Constructivism shares cognitivism’s interest in the mind but takes one more step. It says the learner does not just process knowledge handed to them; they build it. Understanding is constructed by the learner, out of their own reflection on their own experience. Two learners given the same lesson will construct slightly different understandings, because each builds from their own starting point.
The premise
Constructivism is founded on a clear premise: by reflecting on their experiences, people construct their own understanding of the world they live in. Each learner generates their own rules and mental models, and uses those models to make sense of new experience.
This gives a particular definition of learning. Learning is a search for meaning, and, more precisely, the process of adjusting one’s mental models to accommodate new experiences. When something new does not fit the model a learner already holds, the learner reworks the model. That reworking is the learning.
Learners build their own understanding by reflecting on experience
Each generates their own rules and mental models to make sense of the world. Learning is a search for meaning and the adjusting of those models to fit new experience.
The constructivist curriculum and teacher
Because understanding is built on what a learner already has, a constructivist curriculum is customized to the learner’s prior knowledge. It also leans heavily on hands-on problem solving, because learners construct understanding best by actively working through real problems rather than receiving finished answers.
This puts specific demands on the educator. A constructivist teacher is expected to:
- Make connections between facts and foster new understanding, rather than deliver facts in isolation.

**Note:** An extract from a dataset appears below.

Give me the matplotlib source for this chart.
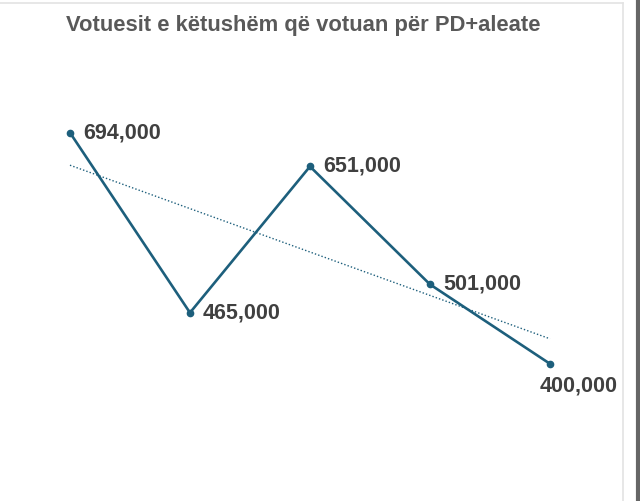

- Tailor teaching strategies to how learners respond, adjusting in real time.
- Encourage learners to analyse, interpret information, and make predictions.
- Rely heavily on open-ended questions, which invite thinking rather than a single right answer.
- Promote extensive dialogue among learners, so understanding is built together.
The thread is activity and exchange. The teacher does not pour in conclusions; they set up the problems, ask the open questions, and keep the dialogue going while learners build understanding for themselves.
Use open-ended questions and promote dialogue among learners
They also connect facts to foster new understanding, tailor strategies to learner responses, and encourage learners to analyze, interpret, and predict, rather than deliver finished answers.